Супруги Голон о супругах Пейрак. Ч.8
Но вот позади Версаль с его пышностью и интригами. Четвертая книга романа уводит от него Анжелику все дальше.
Как уже было сказано, пренебрегая наставлениями Дегре, Анжелика, преследуемая своим другом-полицейским, устремляется в Марсель.
Там Дегре убеждается, что неукротимая маркиза дю Плесси выиграла поединок.
Это была в известном смысле пиррова победа. Количества и размеров предстоящих испытаний Анжелика, конечно, себе не представляла.
Странствия Анжелики и Жоффрэ по Средиземноморью — не что иное, как дань традиции рыцарского куртуазного романа, к которому, как мы говорили ранее, обратились авторы: именно в куртуазной литературе, «как в греческом романе, любовники соединяются, помытарствовав и натерпевшись по белу свету»[77]

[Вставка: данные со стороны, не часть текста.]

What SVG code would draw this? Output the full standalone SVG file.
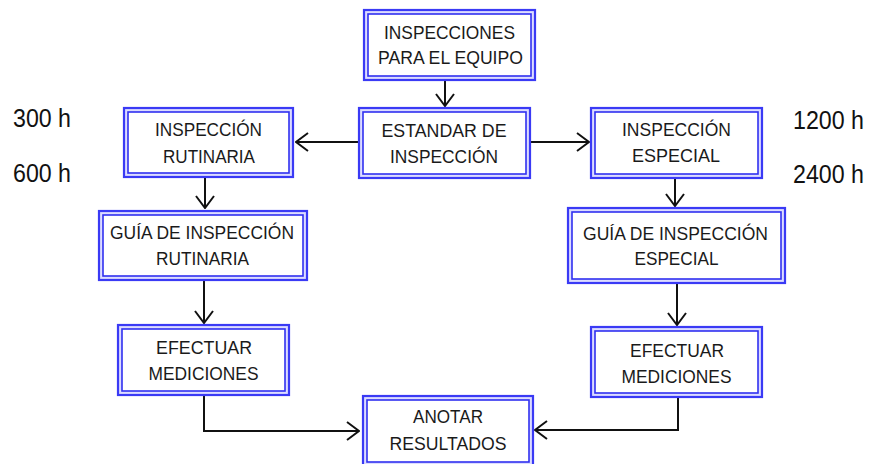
<svg xmlns="http://www.w3.org/2000/svg" width="871" height="464" viewBox="0 0 871 464">
<style>
.o{fill:#dcdcff;stroke:#3a3af5;stroke-width:2.2}
.i{fill:#ffffff;stroke:#3030f0;stroke-width:1.6}
.t{font-family:"Liberation Sans",Arial,sans-serif;font-size:18px;fill:#1a1a1a;text-anchor:middle}
.s{font-family:"Liberation Sans",Arial,sans-serif;font-size:25px;fill:#111}
.c{fill:none;stroke:#111;stroke-width:2}
</style>
<defs>
<marker id="ah" viewBox="0 0 14 20" refX="13" refY="10" markerWidth="14" markerHeight="20" markerUnits="userSpaceOnUse" orient="auto">
<path d="M1,1 L13,10 L1,19" fill="none" stroke="#111" stroke-width="2"/>
</marker>
</defs>
<rect width="871" height="464" fill="#ffffff"/>
<g id="connectors">
<path class="c" d="M445,80 V106" marker-end="url(#ah)"/>
<path class="c" d="M359,142 H296" marker-end="url(#ah)"/>
<path class="c" d="M530,142 H589" marker-end="url(#ah)"/>
<path class="c" d="M205,177 V208" marker-end="url(#ah)"/>
<path class="c" d="M204,280 V323" marker-end="url(#ah)"/>
<path class="c" d="M675,178 V206" marker-end="url(#ah)"/>
<path class="c" d="M677,283 V325" marker-end="url(#ah)"/>
<path class="c" d="M204,395 V431 H359" marker-end="url(#ah)"/>
<path class="c" d="M678,397 V430 H535" marker-end="url(#ah)"/>
</g>
<g id="n_equipo">
<rect class="o" x="364" y="10" width="171" height="70"/>
<rect class="i" x="368" y="14" width="163" height="62"/>
<text class="t" x="449.5" y="39" textLength="131" lengthAdjust="spacingAndGlyphs">INSPECCIONES</text>
<text class="t" x="450.5" y="64" textLength="145" lengthAdjust="spacingAndGlyphs">PARA EL EQUIPO</text>
</g>
<g id="n_estandar">
<rect class="o" x="359" y="108" width="171" height="70"/>
<rect class="i" x="363" y="112" width="163" height="62"/>
<text class="t" x="444" y="137" textLength="125" lengthAdjust="spacingAndGlyphs">ESTANDAR DE</text>
<text class="t" x="444" y="163" textLength="108" lengthAdjust="spacingAndGlyphs">INSPECCIÓN</text>
</g>
<g id="n_rutinaria">
<rect class="o" x="124" y="108" width="169" height="69"/>
<rect class="i" x="128" y="112" width="161" height="61"/>
<text class="t" x="208.5" y="136" textLength="107" lengthAdjust="spacingAndGlyphs">INSPECCIÓN</text>
<text class="t" x="209" y="162.5" textLength="92" lengthAdjust="spacingAndGlyphs">RUTINARIA</text>
</g>
<g id="n_especial">
<rect class="o" x="591" y="108" width="171" height="70"/>
<rect class="i" x="595" y="112" width="163" height="62"/>
<text class="t" x="676.5" y="136" textLength="109" lengthAdjust="spacingAndGlyphs">INSPECCIÓN</text>
<text class="t" x="676" y="162" textLength="88" lengthAdjust="spacingAndGlyphs">ESPECIAL</text>
</g>
<g id="n_guia_rut">
<rect class="o" x="99" y="211" width="208" height="69"/>
<rect class="i" x="103" y="215" width="200" height="61"/>
<text class="t" x="202" y="239" textLength="184" lengthAdjust="spacingAndGlyphs">GUÍA DE INSPECCIÓN</text>
<text class="t" x="202.5" y="265" textLength="93" lengthAdjust="spacingAndGlyphs">RUTINARIA</text>
</g>
<g id="n_guia_esp">
<rect class="o" x="568" y="208" width="217" height="75"/>
<rect class="i" x="572" y="212" width="209" height="67"/>
<text class="t" x="675.5" y="240" textLength="185" lengthAdjust="spacingAndGlyphs">GUÍA DE INSPECCIÓN</text>
<text class="t" x="676.5" y="265" textLength="84" lengthAdjust="spacingAndGlyphs">ESPECIAL</text>
</g>
<g id="n_efectuar_izq">
<rect class="o" x="118" y="325" width="171" height="70"/>
<rect class="i" x="122" y="329" width="163" height="62"/>
<text class="t" x="204" y="354" textLength="96" lengthAdjust="spacingAndGlyphs">EFECTUAR</text>
<text class="t" x="203.5" y="380" textLength="110" lengthAdjust="spacingAndGlyphs">MEDICIONES</text>
</g>
<g id="n_efectuar_der">
<rect class="o" x="591" y="327" width="171" height="70"/>
<rect class="i" x="595" y="331" width="163" height="62"/>
<text class="t" x="677" y="357" textLength="94" lengthAdjust="spacingAndGlyphs">EFECTUAR</text>
<text class="t" x="676.5" y="383" textLength="110" lengthAdjust="spacingAndGlyphs">MEDICIONES</text>
</g>
<g id="n_anotar">
<rect class="o" x="363" y="396" width="170" height="70"/>
<rect class="i" x="367" y="400" width="162" height="62"/>
<text class="t" x="448" y="423" textLength="70" lengthAdjust="spacingAndGlyphs">ANOTAR</text>
<text class="t" x="448" y="450" textLength="117" lengthAdjust="spacingAndGlyphs">RESULTADOS</text>
</g>
<g id="labels">
<text class="s" x="13" y="127" textLength="58" lengthAdjust="spacingAndGlyphs">300 h</text>
<text class="s" x="13" y="182" textLength="58" lengthAdjust="spacingAndGlyphs">600 h</text>
<text class="s" x="793" y="129" textLength="71" lengthAdjust="spacingAndGlyphs">1200 h</text>
<text class="s" x="793" y="183" textLength="71" lengthAdjust="spacingAndGlyphs">2400 h</text>
</g>
</svg>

. Снова корни произведения Голон уходят в глубь истории романа: «Элемент странствований... — один из необходимых в организме греческого романа; соединение его с эротическою данною и составляет, в сущности, канву романа»[78].Картина, предстающая перед глазами читателей «Неукротимой Анжелики» и некоторых страниц «Анжелики и ее любви», содержащих ретроспекции из жизни Пейрака-Рескатора — ярчайшая фреска интереснейшего района земного шара, средоточия культуры и сложнейших взаимоотношений народов Европы, Азии и Африки, выработавшего даже свой общий язык — сабир, кишащего купцами, пиратами, певцами, поэтами, невольниками, гаремами. Пожалуй, в известном смысле размашистый эпитет А. Иноверцевой — «черт знает, какой Восток» — применим все же к этой области, где переплелись языки, культуры, религии и нравы народов, начиная с древнейших времен.
Впрочем, маршрут Анжелики легко проследить по географической карте. Напомню его: Марсель — Антибы — Специя — Тоскана — Горгонзола — Корсо — Капрайя — Корсика — Сицилия — Кеос — Киклады — Крит — Мальта — Алжир — Мекнес — Сеута.
Авторы показывают нам Средиземноморье, берега которого «сделались еще более цветущими по причине благосостояния обитателей и отсутствия всякой унылой религии или унылого законодательства»[79]
в IX-X веках, но в XV-XVI стали «ареной ожесточённых столкновений между христианскими державами Европы и мусульманской Турцией»[80].Супруги Голон доносят до нас все своеобразие этого удивительного района земного шара: и его «певучесть», и колоритность разношерстного племени «джентльменов удачи», и хаос, который был следствием упомянутых выше религиозно-политических столкновений.
Пестрота средиземноморской одиссеи Анжелики кажется невероятной. Но что поделать: авторы поместили свою героиню в «традиционный очаг морского разбоя», в котором «к концу средневековья... возник мощный центр пиратства, вошедшего в историю под названием Берберийского, который в течение трех столетий терзал средиземноморскую навигацию и торговлю»[81]
.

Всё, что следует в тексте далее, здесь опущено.